Flower Color: Purple and pink

This is a variety of common oregano that gets its name from its golden yellow leaves. It is a woody, clump-forming perennial, which has small oval leaves covering wiry stems. The foliage is more intensely yellow when the plant is in the sun, and it will produce pale pink or purple flowers in the summer months. This plant tends to remain quite small, growing wider than it is tall, which can make it useful for covering ground in empty spots in the garden. It remains evergreen in warm climates and is hardy down to zone 4.

This plant is most commonly grown for its visual appeal rather than its culinary uses, as its flavor tends to be much milder than the more popular types of cooking oregano. However, some people do use golden oregano in cooking, especially when they prefer a more subtle oregano flavor. The foliage is also intensely aromatic, which makes it a nice plant to have growing alongside pathways or in containers around a seating area where the fragrance can be enjoyed.

This plant is tolerant of heat, though it would benefit from some afternoon shade in the hottest climates. It is tolerant of humidity and drought, though it performs best when kept in moderately moist soil. It needs plenty of sunlight and well-draining soil. This plant has received the Award of Garden Merit from the Royal Horticultural Society for its outstanding qualities.


5. Ornamental Oregano

Ornamental Oregano

Scientific Name: Origanum sp.

Mature Size: Up to 2 feet tall

USDA Hardiness Zone: 6-11

Light: Full sun to partial shade

Water: Low to medium moisture needs

Soil: Well-draining

Flower Color: Pink, purple, white

Cultivars and Varieties: Kent Beauty, Dittany of Crete, Buckland, Rosenkuppel, Kirigami

Ornamental oregano is grown for its visual impact and its alluring fragrance, but despite the aromatic leaves, it is not suitable for use in cooking. The leaves are edible, but they lack the flavor of other types of oregano, and will not provide any benefits to recipes. There are several different types of ornamental oregano, and these vary in both looks and climate suitability. For example, ‘Rosenkuppel’ is best grown in USDA hardiness zones 5-9, while ‘Buckland’ is only advisable for growing in zones 8-10.

These plants are all perennials when grown in warmer climate zones, but can also be grown as annuals outside of these regions. ‘Kirigami’ is an especially ornamental variety, with pendulous stems that look great drooping down from a raised flower bed or in a hanging basket. This variety produces subtle pink flushed flowers that peep out from amongst the dense foliage.
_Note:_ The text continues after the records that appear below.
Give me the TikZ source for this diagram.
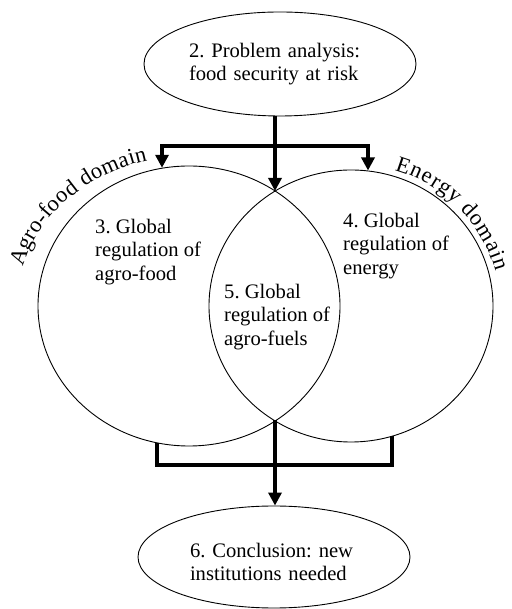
\documentclass[tikz,border=0pt]{standalone}
\usepackage{fontspec}
\setmainfont{Liberation Serif}
\usetikzlibrary{arrows.meta,decorations.text,shapes.geometric}
\begin{document}
\frenchspacing
\begin{tikzpicture}[x=1pt,y=1pt,
  domainbox/.style={draw, ellipse, inner sep=0pt, line width=0.9pt},
  stagebox/.style={draw, ellipse, inner sep=0pt, line width=0.9pt, align=left, font=\fontsize{20.6}{23.5}\selectfont},
  lbl/.style={inner sep=0pt, align=left, anchor=north west, font=\fontsize{20.6}{23.5}\selectfont},
  conn/.style={line width=3.8pt},
  tipend/.style={-{Triangle[width=13pt,length=13pt]}},
  bothtips/.style={{Triangle[width=13pt,length=13pt]}-{Triangle[width=13pt,length=13pt]}},
  arctext/.style={decorate, decoration={text along path, text align=fit to path, text={|\fontsize{22.5}{26}\selectfont|#1}}},
]
\path[use as bounding box, fill=white] (0,0) rectangle (511,609);
\node[domainbox, minimum width=302pt, minimum height=280pt] (agro) at (189,303) {};
\node[domainbox, minimum width=284pt, minimum height=272pt] (energy) at (351,303) {};
\node[stagebox, minimum width=272pt, minimum height=104pt, text width=182pt] (prob) at (280,545) {2. Problem analysis:\\food security at risk};
\node[stagebox, minimum width=272pt, minimum height=102pt, text width=168pt] (concl) at (274,52) {\rule{0pt}{24pt}6. Conclusion: new\\institutions needed};
\node[lbl] (t3) at (95,390.1) {3. Global\\regulation of\\agro-food};
\node[lbl] (t4) at (343,396.1) {4. Global\\regulation of\\energy};
\node[lbl] (t5) at (224,325.1) {5. Global\\regulation of\\agro-fuels};
\coordinate (ti) at (275,418);
\coordinate (bi) at (275,189);
\coordinate (tl) at (162,463);
\coordinate (tr) at (368,463);
\coordinate (bl) at (157,144);
\coordinate (br) at (392,144);
\draw[conn,tipend] (prob.south -| ti) -- (ti);
\draw[conn,bothtips] (tl |- agro.101) -- (tl) -- (tr) -- (tr |- energy.83);
\draw[conn] (bl |- agro.257) -- (bl) -- (br) -- (br |- energy.288);
\draw[conn,tipend] (bi) -- (bi |- concl.north);
\path[arctext={Agro-food domain}] ([shift={(189,303)}]164.9:172 and 150) arc[start angle=164.9, end angle=104, x radius=172, y radius=150];
\path[arctext={Energy domain}] ([shift={(351,303)}]73:149 and 142) arc[start angle=73, end angle=14, x radius=149, y radius=142];
\end{tikzpicture}
\end{document}
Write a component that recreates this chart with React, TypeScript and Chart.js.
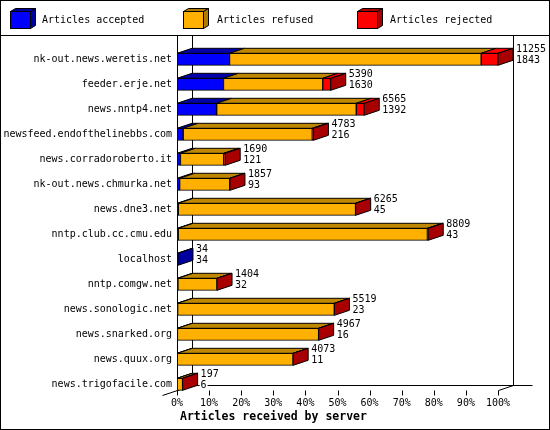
import React, { useEffect, useRef } from 'react';
import { Chart, registerables } from 'chart.js';

Chart.register(...registerables);

const servers = [
  'nk-out.news.weretis.net',
  'feeder.erje.net',
  'news.nntp4.net',
  'newsfeed.endofthelinebbs.com',
  'news.corradoroberto.it',
  'nk-out.news.chmurka.net',
  'news.dne3.net',
  'nntp.club.cc.cmu.edu',
  'localhost',
  'nntp.comgw.net',
  'news.sonologic.net',
  'news.snarked.org',
  'news.quux.org',
  'news.trigofacile.com',
];
const accepted = [1843, 1630, 1392, 216, 121, 93, 45, 43, 34, 32, 23, 16, 11, 6];
const refused = [8822, 3480, 4893, 4527, 1519, 1759, 6215, 8736, 0, 1370, 5494, 4949, 4060, 189];
const rejected = [590, 280, 280, 40, 50, 5, 5, 30, 0, 2, 2, 2, 2, 2];

const seriesLabels = ['Articles accepted', 'Articles refused', 'Articles rejected'];
const frontColors = ['#0000ff', '#ffb000', '#ff0000'];
const topColors = ['#0000a8', '#c08800', '#ff0000'];
const sideColors = ['#0000a0', '#b07c00', '#a80000'];
const xTickValues = [0, 10, 20, 30, 40, 50, 60, 70, 80, 90, 100];
const axisTitle = 'Articles received by server';

const series = [accepted, refused, rejected];
const totals = servers.map((_, i) => accepted[i] + refused[i] + rejected[i]);
const maxTotal = Math.max(...totals);
const toPct = (arr: number[]) => arr.map((v) => (v === 0 ? null : (v / maxTotal) * 100));

const FONT = "'DejaVu Sans Mono', monospace";
const DX = 15;
const DY = 5;
const HALF = 6;

function line(ctx: CanvasRenderingContext2D, x1: number, y1: number, x2: number, y2: number) {
  ctx.beginPath();
  ctx.moveTo(x1, y1);
  ctx.lineTo(x2, y2);
  ctx.stroke();
}

function poly(ctx: CanvasRenderingContext2D, pts: number[][], fill: string) {
  ctx.beginPath();
  ctx.moveTo(pts[0][0], pts[0][1]);
  for (let i = 1; i < pts.length; i++) ctx.lineTo(pts[i][0], pts[i][1]);
  ctx.closePath();
  ctx.fillStyle = fill;
  ctx.fill();
  ctx.stroke();
}

const innPlugin = {
  id: 'inn3d',
  beforeDraw(chart: any) {
    const ctx: CanvasRenderingContext2D = chart.ctx;
    const xs = chart.scales.x;
    const ys = chart.scales.y;
    ctx.save();
    ctx.fillStyle = '#fff';
    ctx.fillRect(0, 0, chart.width, chart.height);
    ctx.strokeStyle = '#000';
    ctx.lineWidth = 1;
    const x0 = Math.round(xs.getPixelForValue(0)) + 0.5;
    const x100 = Math.round(xs.getPixelForValue(100)) + 0.5;
    const floor = Math.round(ys.getPixelForValue(servers.length - 1) + HALF) + 0.5;
    const top = 35.5;
    line(ctx, x0, top, x0, floor);
    line(ctx, x0 + DX, top, x0 + DX, floor - DY);
    line(ctx, x100 + DX, top, x100 + DX, floor - DY);
    line(ctx, x0 + DX, floor - DY, x100 + DX + 19, floor - DY);
    line(ctx, x0 - 15, floor + 5, x0 + DX, floor - DY);
    line(ctx, x100, floor, x100 + DX, floor - DY);
    for (const v of xTickValues) {
      const px = Math.round(xs.getPixelForValue(v)) + 0.5;
      line(ctx, px, floor, px, floor + 5);
    }
    ctx.restore();
  },
  afterDatasetsDraw(chart: any) {
    const ctx: CanvasRenderingContext2D = chart.ctx;
    const xs = chart.scales.x;
    const ys = chart.scales.y;
    ctx.save();
    ctx.strokeStyle = '#000';
    ctx.lineWidth = 1;
    servers.forEach((_, i) => {
      const yc = ys.getPixelForValue(i);
      const yt = yc - HALF;
      const yb = yc + HALF;
      let cum = 0;
      let lastK = -1;
      let lastL = 0;
      let lastR = 0;
      series.forEach((arr, k) => {
        const v = arr[i];
        if (v <= 0) return;
        const xl = xs.getPixelForValue((cum / maxTotal) * 100);
        cum += v;
        const xr = xs.getPixelForValue((cum / maxTotal) * 100);
        poly(ctx, [[xl, yt], [xl + DX, yt - DY], [xr + DX, yt - DY], [xr, yt]], topColors[k]);
        lastK = k;
        lastL = xl;
        lastR = xr;
      });
      if (lastK >= 0) {
        poly(ctx, [[lastR, yt], [lastR + DX, yt - DY], [lastR + DX, yb - DY], [lastR, yb]], sideColors[lastK]);
      }
      // value labels
      const xEnd = xs.getPixelForValue((totals[i] / maxTotal) * 100) + DX + 3;
      ctx.font = '10px ' + FONT;
      ctx.textBaseline = 'middle';
      ctx.textAlign = 'left';
      const texts = [String(totals[i]), String(accepted[i])];
      const ys2 = [yc - 9.5, yc + 1.5];
      texts.forEach((t, j) => {
        const w = ctx.measureText(t).width;
        ctx.fillStyle = '#fff';
        ctx.fillRect(xEnd - 1, ys2[j] - 5, w + 2, 10);
        ctx.fillStyle = '#000';
        ctx.fillText(t, xEnd, ys2[j]);
      });
    });
    ctx.restore();
  },
  afterDraw(chart: any) {
    const ctx: CanvasRenderingContext2D = chart.ctx;
    ctx.save();
    ctx.strokeStyle = '#000';
    ctx.lineWidth = 1;
    // legend
    const legendX = [10, 183, 357];
    const textX = [42, 217, 390];
    seriesLabels.forEach((lab, k) => {
      const x = legendX[k];
      const y = 11;
      const w = 20;
      const h = 17;
      poly(ctx, [[x + 0.5, y + 0.5], [x + 5.5, y - 2.5], [x + w + 5.5, y - 2.5], [x + w + 0.5, y + 0.5]], sideColors[k]);
      poly(ctx, [[x + w + 0.5, y + 0.5], [x + w + 5.5, y - 2.5], [x + w + 5.5, y + h - 2.5], [x + w + 0.5, y + h + 0.5]], sideColors[k]);
      ctx.fillStyle = frontColors[k];
      ctx.fillRect(x + 0.5, y + 0.5, w, h);
      ctx.strokeRect(x + 0.5, y + 0.5, w, h);
      ctx.fillStyle = '#000';
      ctx.font = '10px ' + FONT;
      ctx.textBaseline = 'middle';
      ctx.textAlign = 'left';
      ctx.fillText(lab, textX[k], 20);
    });
    line(ctx, 0, 35.5, chart.width, 35.5);
    // axis title
    ctx.font = 'bold 11.5px ' + FONT;
    ctx.fillStyle = '#000';
    ctx.textBaseline = 'middle';
    ctx.textAlign = 'left';
    ctx.fillText(axisTitle, chart.chartArea.left + 3, 417);
    // frame
    ctx.strokeRect(0.5, 0.5, chart.width - 1, chart.height - 1);
    ctx.restore();
  },
};

export default function App() {
  const ref = useRef<HTMLCanvasElement | null>(null);
  useEffect(() => {
    document.body.style.margin = '0';
    const canvas = ref.current;
    if (!canvas) return;
    const chart = new Chart(canvas, {
      type: 'bar',
      data: {
        labels: servers,
        datasets: series.map((arr, k) => ({
          label: seriesLabels[k],
          data: toPct(arr),
          backgroundColor: frontColors[k],
          borderColor: '#000',
          borderWidth: 1,
          borderSkipped: false,
          barThickness: 12,
        })),
      },
      options: {
        indexAxis: 'y',
        responsive: false,
        animation: false,
        devicePixelRatio: 1,
        layout: { padding: { top: 46.8, right: 52, left: 0, bottom: 0 } },
        plugins: { legend: { display: false }, tooltip: { enabled: false } },
        scales: {
          x: {
            type: 'linear',
            stacked: true,
            min: 0,
            max: 100,
            grid: { display: false, drawTicks: false },
            border: { display: false },
            ticks: {
              stepSize: 10,
              padding: 1,
              maxRotation: 0,
              autoSkip: false,
              color: '#000',
              font: { family: FONT, size: 10 },
              callback: (v: any) => v + '%',
            },
            afterFit: (s: any) => {
              s.height = 33.2;
            },
          },
          y: {
            type: 'category',
            stacked: true,
            grid: { display: false, drawTicks: false },
            border: { display: false },
            ticks: {
              padding: 5,
              autoSkip: false,
              color: '#000',
              font: { family: FONT, size: 10 },
            },
            afterFit: (s: any) => {
              s.width = 177;
            },
          },
        },
      },
      plugins: [innPlugin],
    } as any);
    return () => chart.destroy();
  }, []);
  return <canvas ref={ref} width={550} height={430} style={{ display: 'block' }} />;
}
Ornamental oregano works well when grown in containers or along walkways where the beautiful scent can be appreciated. It will grow in full sun to partial shade, with shade best offered in the afternoon when the sun is at its most intense. These plants have a good tolerance of drought and thrive in dry soils, but can also perform well in moderately moist soils. They will not survive in wet conditions and therefore need a well-draining soil that will not hold moisture against their roots.


6. Italian Oregano

Italian Oregano

Scientific Name: Origanum x majoricum

Mature Size: Up to 2 feet tall

USDA Hardiness Zone: 8-11

Light: Full sun

Water: Low to medium moisture needs

Soil: Well-draining

Flower Color: Pink

This type of oregano has a milder flavor for cooking, as it is a hybrid of common oregano and marjoram. It is a versatile herb that can be used in a variety of recipes, including soups, tomato sauces, and kinds of pasta. The plant grows to two feet tall, with a similar-sized spread, making it ideal for filling gaps between larger shrubs. The leaves of this plant are slightly larger than common oregano, in a bright green color, and it produces pretty, small pink flowers in the summer.

This plant is very fragrant and can be grown in containers or in garden beds and borders to be enjoyed. The foliage can be harvested at any time of year, but the flavor will be most intense if they are harvested in the morning, in early spring before the flowers bloom. These can then be used immediately or dried for use later in the year. The plant thrives in hot and dry conditions, and grows as a perennial plant in warm climates, but can also be grown as an annual in cooler regions. Keep this plant in gritty and well-draining soil, in a position of full sun. Italian oregano is drought-tolerant once established but also fares well in a soil that is kept moist.


7. Sweet Marjoram

Sweet Marjoram

Scientific Name: Origanum majorana

Mature Size: Up to 2 feet tall

USDA Hardiness Zone: 9-10

Light: Full sun

Water: Low moisture needs

Soil: Well-draining

Flower Color: Pink

Cultivars and Varieties: Pot marjoram (Origanum onites), Wild Marjoram

Marjoram is known as a separate herb to oregano when it comes to cooking; however, all types of marjoram are actually variations of oregano, and they are all from the oregano family of plants. This small shrub is native to Turkey and has a mounding habit. It produces gray-green ovate leaves that cover the densely stemmed plant. In summer, this plant is especially attractive, blooming with clusters of small white and pink flowers. The plant’s foliage gives off a delightfully sweet fragrance and is best planted in areas close to where people spend time in the garden so that its aroma can be fully enjoyed.

As a kitchen herb, sweet marjoram has a more delicate flavor than common oregano, but it is still recognizable as a herb from the oregano family. Its flavor can be inhibited when heated, and therefore it works best when added to dishes at the end so that it is not over-cooked or used raw in salads. This is a tender perennial that will be evergreen all year long in hot climates, but otherwise will need to be grown as an annual in cooler regions. It is tolerant of drought and, once established, will be able to survive on rainwater alone. It thrives in full sun and is heat-tolerant.